[Begin]

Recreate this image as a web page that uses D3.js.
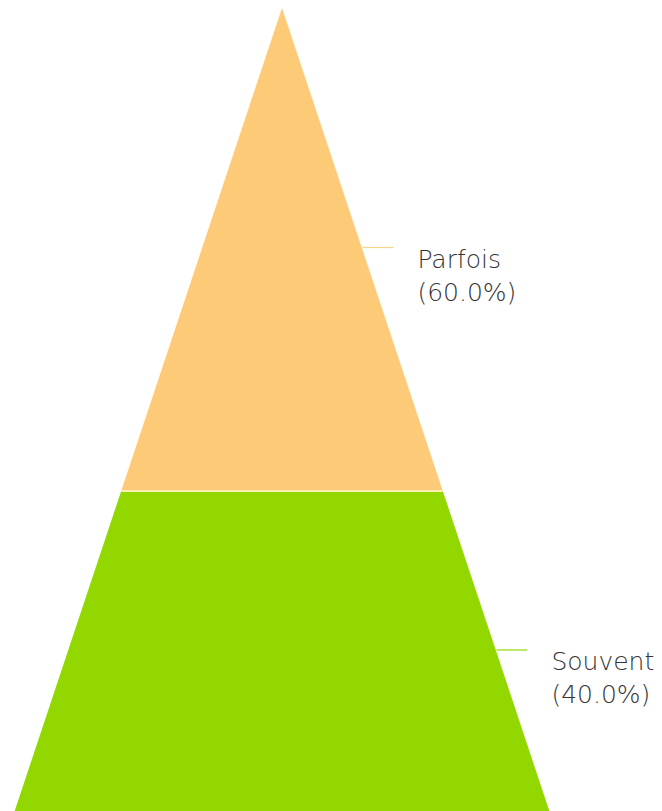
<!DOCTYPE html>
<html>
<head>
<meta charset="utf-8">
<title>Pyramide</title>
<style type="text/css">
	body { margin: 0; background: #fff; }
	#chart { display: block; }
	.label {
		font-family: "DejaVu Sans", sans-serif;
		font-weight: 200;
		font-size: 25px;
		fill: #333333;
	}
</style>
</head>
<body>

<svg id="chart" width="662" height="811"></svg>

<script src="https://cdn.jsdelivr.net/npm/d3@7/dist/d3.min.js"></script>
<script>

var categories = ['Parfois', 'Souvent'];
var values = [60, 40];
var colors = ['#FDCB78', '#92D800'];
var leaderColors = ['#F6D58A', '#92D800'];

var svg = d3.select('#chart');

var apexX = 282,
	apexY = 8,
	baseY = 813,
	halfBase = 268,
	leaderLen = 31,
	textGap = 24,
	lineGap = 33;

var total = d3.sum(values);

// cumulative share -> vertical position
var y = d3.scaleLinear().domain([0, total]).range([apexY, baseY]);
// cumulative share -> half width of the pyramid
var w = d3.scaleLinear().domain([0, total]).range([0, halfBase]);

var segs = [];
var run = 0;
for (var i = 0; i < values.length; i++) {
	segs.push({name: categories[i], value: values[i], start: run, end: run + values[i], i: i});
	run += values[i];
}

svg.selectAll('.seg')
	.data(segs)
	.enter()
	.append('path')
	.classed('seg', true)
	.attr('fill', function(d) { return colors[d.i]; })
	.attr('d', function(d) {
		var y0 = y(d.start), y1 = y(d.end);
		return 'M' + (apexX - w(d.start)) + ',' + y0 +
			'L' + (apexX + w(d.start)) + ',' + y0 +
			'L' + (apexX + w(d.end)) + ',' + y1 +
			'L' + (apexX - w(d.end)) + ',' + y1 + 'Z';
	});

// thin pale separator between segments
svg.selectAll('.sep')
	.data(segs.slice(1))
	.enter()
	.append('line')
	.classed('sep', true)
	.attr('x1', function(d) { return apexX - w(d.start); })
	.attr('x2', function(d) { return apexX + w(d.start); })
	.attr('y1', function(d) { return y(d.start); })
	.attr('y2', function(d) { return y(d.start); })
	.attr('stroke', '#FBF0B0')
	.attr('stroke-width', 2);

var lab = svg.selectAll('.lab')
	.data(segs)
	.enter()
	.append('g')
	.classed('lab', true);

function midY(d) { return y((d.start + d.end) / 2) - 2; }
function edgeX(d) { return apexX + w((d.start + d.end) / 2); }

lab.append('line')
	.attr('x1', edgeX)
	.attr('x2', function(d) { return edgeX(d) + leaderLen; })
	.attr('y1', midY)
	.attr('y2', midY)
	.attr('stroke', function(d) { return leaderColors[d.i]; })
	.attr('stroke-width', 1.2);

lab.append('text')
	.classed('label', true)
	.attr('x', function(d) { return edgeX(d) + leaderLen + textGap; })
	.attr('y', function(d) { return midY(d) + 20; })
	.text(function(d) { return d.name; });

lab.append('text')
	.classed('label', true)
	.attr('x', function(d) { return edgeX(d) + leaderLen + textGap; })
	.attr('y', function(d) { return midY(d) + 20 + lineGap; })
	.text(function(d) { return '(' + (d.value / total * 100).toFixed(1) + '%)'; });

</script>
</body>
</html>
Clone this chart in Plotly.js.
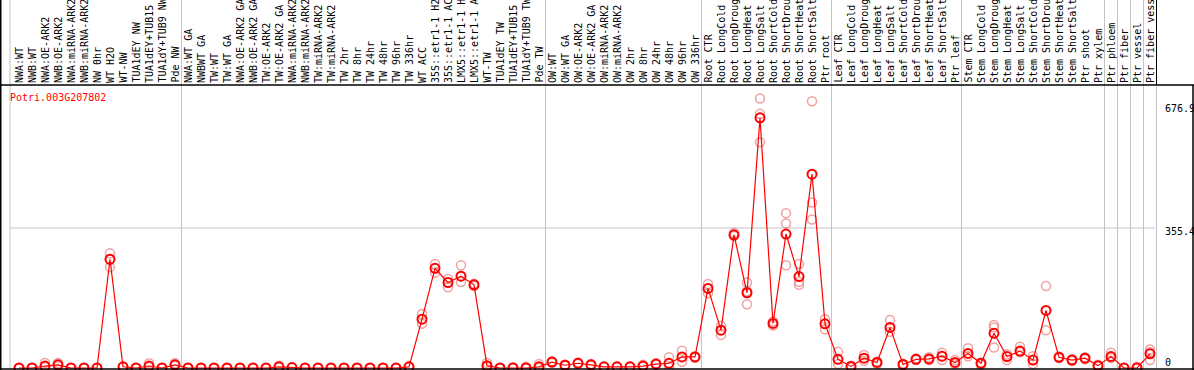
<!DOCTYPE html>
<html>
<head>
<meta charset="utf-8">
<script src="https://cdn.plot.ly/plotly-3.0.1.min.js"></script>
<style>
html,body{margin:0;padding:0;background:#fff;overflow:hidden;}
#chart{width:1194px;height:370px;}
</style>
</head>
<body>
<div id="chart"></div>
<script>
var geneName = "Potri.003G207802";

var categories = [
"NWA:WT","NWB:WT","NWA:OE-ARK2","NWB:OE-ARK2","NWA:miRNA-ARK2","NWB:miRNA-ARK2","NW 0hr","WT H2O","WT-NW","TUA1dEY NW",
"TUA1dEY+TUB15","TUA1dY+TUB9 NW","Pde NW","NWA:WT GA","NWBWT GA","TW:WT","TW:WT GA","NWA:OE-ARK2 GA","NWB:OE-ARK2 GA","TW:OE-ARK2",
"TW:OE-ARK2 GA","NWA:miRNA-ARK2","NWB:miRNA-ARK2","TW:miRNA-ARK2","TW:miRNA-ARK2","TW 2hr","TW 8hr","TW 24hr","TW 48hr","TW 96hr",
"TW 336hr","WT ACC","35S::etr1-1 H2O","35S::etr1-1 ACC","LMX5::etr1-1 H2O","LMX5::etr1-1 ACC","WT-TW","TUA1dEY TW","TUA1dEY+TUB15","TUA1dY+TUB9 TW",
"Pde TW","OW:WT","OW:WT GA","OW:OE-ARK2","OW:OE-ARK2 GA","OW:miRNA-ARK2","OW:miRNA-ARK2","OW 2hr","OW 8hr","OW 24hr",
"OW 48hr","OW 96hr","OW 336hr","Root CTR","Root LongCold","Root LongDrought","Root LongHeat","Root LongSalt","Root ShortCold","Root ShortDrought",
"Root ShortHeat","Root ShortSalt","Ptr root","Leaf CTR","Leaf LongCold","Leaf LongDrought","Leaf LongHeat","Leaf LongSalt","Leaf ShortCold","Leaf ShortDrought",
"Leaf ShortHeat","Leaf ShortSalt","Ptr leaf","Stem CTR","Stem LongCold","Stem LongDrought","Stem LongHeat","Stem LongSalt","Stem ShortCold","Stem ShortDrought",
"Stem ShortHeat","Stem ShortSalt","Ptr shoot","Ptr xylem","Ptr phloem","Ptr fiber","Ptr vessel","Ptr fiber vessel"
];

var meanValues = [
0,0,5,8,0,0,0,276,3,0,
5,0,8,0,0,0,0,0,0,0,
3,1,0,0,0,0,0,0,0,0,
3,124,253,217,233,211,6,0,0,0,
3,15,7,12,8,3,3,3,5,10,
12,28,28,202,96,338,191,635,113,340,
232,492,112,22,4,25,14,103,9,22,
23,30,14,37,12,88,29,43,20,146,
27,20,25,6,29,0,0,36
];

var rep1 = [
0,0,13,13,0,0,0,291,3,0,
12,0,12,0,0,0,0,0,0,0,
6,1,0,0,0,0,0,0,0,0,
3,137,264,226,261,214,13,0,2,3,
10,17,9,14,10,4,4,4,8,12,
27,44,30,213,107,343,217,684,118,393,
264,677,124,41,6,33,16,122,11,24,
27,39,20,50,14,109,35,54,30,208,
29,23,27,8,39,0,3,47
];

var rep2 = [
0,0,2,4,0,0,0,256,2,0,
2,0,5,0,0,0,0,0,0,0,
1,1,0,0,0,0,0,0,0,0,
2,112,242,205,218,208,2,0,0,0,
0,13,6,10,6,2,2,2,3,8,
2,16,26,190,84,335,162,645,108,367,
219,420,98,10,2,18,10,92,7,20,
20,20,10,30,8,52,20,40,10,96,
25,18,22,4,25,0,0,20
];

var rep3 = [
null,null,null,null,null,null,null,null,null,null,
null,null,null,null,null,null,null,null,null,null,
null,null,null,null,null,null,null,null,null,null,
null,null,null,null,null,null,null,null,null,null,
null,null,null,null,null,null,null,null,null,null,
null,null,null,null,null,null,195,573,null,261,
211,377,null,null,null,null,null,null,null,null,
null,null,null,null,null,103,null,null,null,null,
null,null,null,null,null,null,null,40
];

var axisLabels = ["676.9","355.4","0"];
var axisLabelValues = [676.9,355.4,0];

// group separators (after these category numbers)
var separatorsAfter = [13,41,53,63,73,84,85,86,87,88];

var W = 1194, H = 370;
function px(x){return x/W;}
function py(y){return 1 - y/H;}

var idx = categories.map(function(_,i){return i+1;});

var repX = [], repY = [];
[rep1,rep2,rep3].forEach(function(r){
  r.forEach(function(v,i){ if(v!==null){repX.push(i+1); repY.push(v);} });
});

var traces = [
  {
    x: repX, y: repY, type:'scatter', mode:'markers', hoverinfo:'skip',
    marker:{symbol:'circle-open', size:9, color:'rgba(235,130,130,0.75)', line:{width:1.5, color:'rgba(235,130,130,0.75)'}},
    cliponaxis:false, showlegend:false
  },
  {
    x: idx, y: meanValues, type:'scatter', mode:'lines+markers',
    line:{color:'#ff0000', width:1.2},
    marker:{symbol:'circle-open', size:9, color:'#ff0000', line:{width:2, color:'#ff0000'}},
    cliponaxis:false, showlegend:false
  }
];

var mono = "DejaVu Sans Mono, monospace";
var annotations = [];
categories.forEach(function(c,i){
  annotations.push({
    x: i+1, xref:'x', y: py(84), yref:'paper',
    text: c, showarrow:false, textangle:-90,
    xanchor:'center', yanchor:'bottom',
    font:{family:mono, size:10, color:'#000'}, borderpad:0
  });
});
annotations.push({
  x: px(8), xref:'paper', y: py(97), yref:'paper', text: geneName, showarrow:false,
  xanchor:'left', yanchor:'middle', font:{family:mono, size:10, color:'#ff0000'}
});
var labelY = [108, 231.5, 362];
axisLabels.forEach(function(t,k){
  annotations.push({
    x: px(1163), xref:'paper', y: py(labelY[k]), yref:'paper', text:t, showarrow:false,
    xanchor:'left', yanchor:'middle', font:{family:mono, size:10, color:'#000'}
  });
});

var gray = '#c4c4c4';
var shapes = [];
// left vertical gray line
shapes.push({type:'line', xref:'paper', yref:'paper', x0:px(10), x1:px(10), y0:py(0), y1:py(369), line:{color:gray, width:1}, layer:'below'});
separatorsAfter.forEach(function(n){
  var last = (n===88);
  shapes.push({type:'line', xref:'x', yref:'paper', x0:n+0.5, x1:n+0.5, y0:last?py(86):py(0), y1:py(369), line:{color:gray, width:1}, layer:'below'});
  if(last){
    shapes.push({type:'line', xref:'x', yref:'paper', x0:n+0.5, x1:n+0.5, y0:py(0), y1:py(85), line:{color:'#000', width:1}, layer:'below'});
  }
});
// horizontal gridline at middle value
shapes.push({type:'line', xref:'paper', yref:'y', x0:px(10), x1:px(1155), y0:axisLabelValues[1], y1:axisLabelValues[1], line:{color:gray, width:1}, layer:'below'});
// header bottom line
shapes.push({type:'line', xref:'paper', yref:'paper', x0:0, x1:1, y0:py(85), y1:py(85), line:{color:'#000', width:1.5}, layer:'above'});
// bottom line
shapes.push({type:'line', xref:'paper', yref:'paper', x0:0, x1:1, y0:py(369), y1:py(369), line:{color:'#000', width:1.5}, layer:'above'});
// left and right borders
shapes.push({type:'line', xref:'paper', yref:'paper', x0:px(0.75), x1:px(0.75), y0:0, y1:1, line:{color:'#000', width:1.5}, layer:'above'});
shapes.push({type:'line', xref:'paper', yref:'paper', x0:px(1193), x1:px(1193), y0:py(85), y1:py(370), line:{color:'#000', width:1.5}, layer:'above'});

var layout = {
  width: W, height: H,
  margin:{l:0,r:0,t:0,b:0,pad:0},
  paper_bgcolor:'#fff', plot_bgcolor:'#fff',
  xaxis:{range:[1 - 19/13, 1 + 1175/13], visible:false, fixedrange:true},
  yaxis:{range:[-2/0.394, 368/0.394], visible:false, fixedrange:true},
  showlegend:false,
  annotations: annotations,
  shapes: shapes
};

Plotly.newPlot('chart', traces, layout, {staticPlot:true, displayModeBar:false});
</script>
</body>
</html>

[End]

Return the lines exactly as they stand, from the start of the entries through the line holding "lineGap = 33;"; omit the pictures.

Recreate this image as a web page that uses D3.js.
<!DOCTYPE html>
<html>
<head>
<meta charset="utf-8">
<title>Pyramide</title>
<style type="text/css">
	body { margin: 0; background: #fff; }
	#chart { display: block; }
	.label {
		font-family: "DejaVu Sans", sans-serif;
		font-weight: 200;
		font-size: 25px;
		fill: #333333;
	}
</style>
</head>
<body>

<svg id="chart" width="662" height="811"></svg>

<script src="https://cdn.jsdelivr.net/npm/d3@7/dist/d3.min.js"></script>
<script>

var categories = ['Parfois', 'Souvent'];
var values = [60, 40];
var colors = ['#FDCB78', '#92D800'];
var leaderColors = ['#F6D58A', '#92D800'];

var svg = d3.select('#chart');

var apexX = 282,
	apexY = 8,
	baseY = 813,
	halfBase = 268,
	leaderLen = 31,
	textGap = 24,
	lineGap = 33;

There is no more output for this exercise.